DNA is unquestionably one of the greatest innovations in the history of crime investigation. You're certainly not going to get an argument about that from Anthony Johnson. Last week, the 8th District reversed the denial of his application for DNA testing, and gave him another shot at proving he didn't rob three women back in 2000.
The three women described the robber as wearing a grey and maroon windbreaker and a green polo cap. The cops found those nearby, and SIU processed the cap and found a hair. Off to the lab it went, but the DNA test excluded Johnson as a contributor. Still, the three solid eyewitness ID's were enough to get a conviction.
Johnson's defense was the age-old "somebody else did it." That somebody else, Johnson claimed, was Frederick Norman, who'd been convicted of committing a spate of robberies at around the same time. In his motion for new trial in 2002, Johnson even attached an affidavit from Norman saying he was the one who committed the robbery. That got rejected, as did two applications for DNA testing. The Innocence Project got involved in 2013, and filed a third application. That got denied, too, but in State v. Johnson, the 8th reverses.
A DNA test is the gold standard of proof. Everybody (except juries) knows that eyewitnesses are a crap shoot, fingerprints aren't as solid people used to think, and a lot of ballistics is one step up from voodoo. But if the DNA test says that the chances of somebody else being the perp makes the lottery look like a sure bet, we're done here. O.J. Simpson is probably the last guy to beat a DNA test.
Of course, that works the other way around, too: if it's not your DNA, that raises some questions about your guilt. For that reason, the Ohio legislature passed RC 2953.47, which allows prison inmates to file post-conviction applications for DNA testing.
But there are requirements. One section of the statute allows an inmate to get some item tested for DNA if no prior test was taken, and that at the time of trial, and DNA testing was not generally accepted or available. The other allows retesting if a test was taken, but it wasn't a "prior definitive test." Under both, though, the defendant has to show that a test would be outcome determinative; that is, "there is a strong possibility that no reasonable factfinder would have found the defendant guilty of that offense."

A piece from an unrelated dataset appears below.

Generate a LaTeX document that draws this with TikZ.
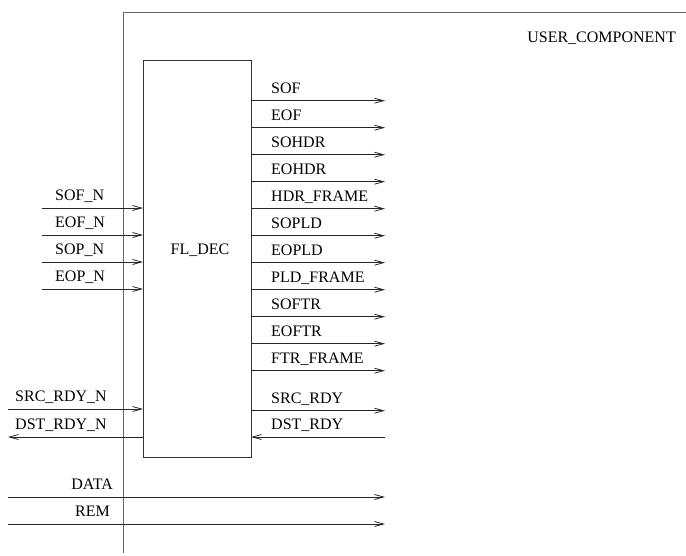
\documentclass[tikz,border=0pt]{standalone}
\usepackage{fontspec}
\setmainfont{Liberation Serif}
\usetikzlibrary{arrows.meta}
\begin{document}
\begin{tikzpicture}[x=1pt,y=-1pt,
  sig/.style={draw=black!85, line width=0.8pt, -{Straight Barb[length=9pt,width=5pt]}},
  lbl/.style={font=\fontsize{16}{18}\selectfont, inner sep=0pt},
  frame/.style={draw=black!60, line width=0.9pt},
  box/.style={draw=black!80, line width=0.9pt, minimum width=108pt, minimum height=397pt, inner sep=0pt, anchor=north west}]
\useasboundingbox (0,0) rectangle (686,555);
% outer component frame
\coordinate (ftop) at (123,12);
\coordinate (fbot) at (123,553);
\coordinate (fright) at (686,12);
\draw[frame] (fbot) -- (ftop) -- (fright);
\node[lbl, anchor=base east] (uc) at (676,42) {USER\_COMPONENT};
% decoder box
\node[box] (dec) at (143,60) {};
\node[lbl] (decl) at (200,250) {FL\_DEC};
% left inputs
\foreach \n/\t/\y in {a/SOF\_N/208, b/EOF\_N/235, c/SOP\_N/262, d/EOP\_N/289}{
  \coordinate (in\n) at (42,\y);
  \coordinate (ie\n) at (143,\y);
  \draw[sig] (in\n) -- (ie\n);
  \node[lbl, anchor=base west] (l\n) at (55,\y-7.5) {\t};
}
\coordinate (srcn) at (8,409);
\coordinate (srcne) at (143,409);
\draw[sig] (srcn) -- (srcne);
\node[lbl, anchor=base west] (lsrcn) at (15,401.5) {SRC\_RDY\_N};
\coordinate (dstn) at (8,437);
\coordinate (dstne) at (143,437);
\draw[sig] (dstne) -- (dstn);
\node[lbl, anchor=base west] (ldstn) at (15,429.5) {DST\_RDY\_N};
% right outputs
\foreach \n/\t/\y in {a/SOF/100.7, b/EOF/127.7, c/SOHDR/154.7, d/EOHDR/181.7, e/HDR\_FRAME/208.7, f/SOPLD/235.7, g/EOPLD/262.7, h/PLD\_FRAME/289.7, i/SOFTR/316.7, j/EOFTR/343.7, k/FTR\_FRAME/370.7, l/SRC\_RDY/410.7}{
  \coordinate (os\n) at (251,\y);
  \coordinate (oe\n) at (385,\y);
  \draw[sig] (os\n) -- (oe\n);
  \node[lbl, anchor=base west] (r\n) at (271,\y-7.5) {\t};
}
\coordinate (dsts) at (385,437);
\coordinate (dste) at (251,437);
\draw[sig] (dsts) -- (dste);
\node[lbl, anchor=base west] (rdst) at (271,429.5) {DST\_RDY};
% data and rem
\coordinate (da) at (8,497);
\coordinate (dae) at (385,497);
\draw[sig] (da) -- (dae);
\node[lbl, anchor=base east] (ldata) at (113,489.5) {DATA};
\coordinate (re) at (8,524);
\coordinate (ree) at (385,524);
\draw[sig] (re) -- (ree);
\node[lbl, anchor=base east] (lrem) at (110,516.5) {REM};
\end{tikzpicture}
\end{document}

The second section seems to be the easier fit to Johnson's situation, but the court takes the hard road, and still winds up in the same place. Johnson did not ask for the hair to be tested for Norman's DNA, and didn't ask for the other clothing to be tested, so he meets the "no prior test" requirement. And while DNA testing was certainly accepted back in 2000, there have been substantial advances in DNA testing since then. Y-STR DNA analysis, mini-STR, and touch NDA weren't available back then. (And no, I don't know what any of that means. If you came here expecting Bill Nye the Science Guy, I can only imagine your disappointment.
The big argument was over the outcome-determinative requirement, with the State arguing that since the jury had known the hair wasn't Johnson's, it wouldn't matter if the actual owner of hair was identified. There's a big difference, though, between saying that it's not the defendant's DNA, and saying it's somebody else's, especially here:
$$If Norman's DNA is located on the hat and jacket but Johnson's DNA is not found on the hat and jacket, the DNA evidence along with Norman's confession, would point to Norman as the perpetrator of the crime.
The panel's work on the "outcome determinative" requirement is excellent, but other than that Johnson doesn't plow up any new ground. Last year, in State v. Noling (discussed here), the Supreme Court reversed the denial of DNA testing to an inmate on death row, observing that the legislature had amended the definition of a definitive test to include where "because of advances in DNA technology there is a possibility of discovering new biological material from the perpetrator that the prior DNA test may have failed to discover."
The other interesting aspect of this case is that Johnson was convicted of two other robberies in the same trial as this one. His application for DNA testing in the other two cases is still pending. Not sure the Fred Norman thing is going to hold up too well in one of the robberies; the evidence indicates that one was committed by two men.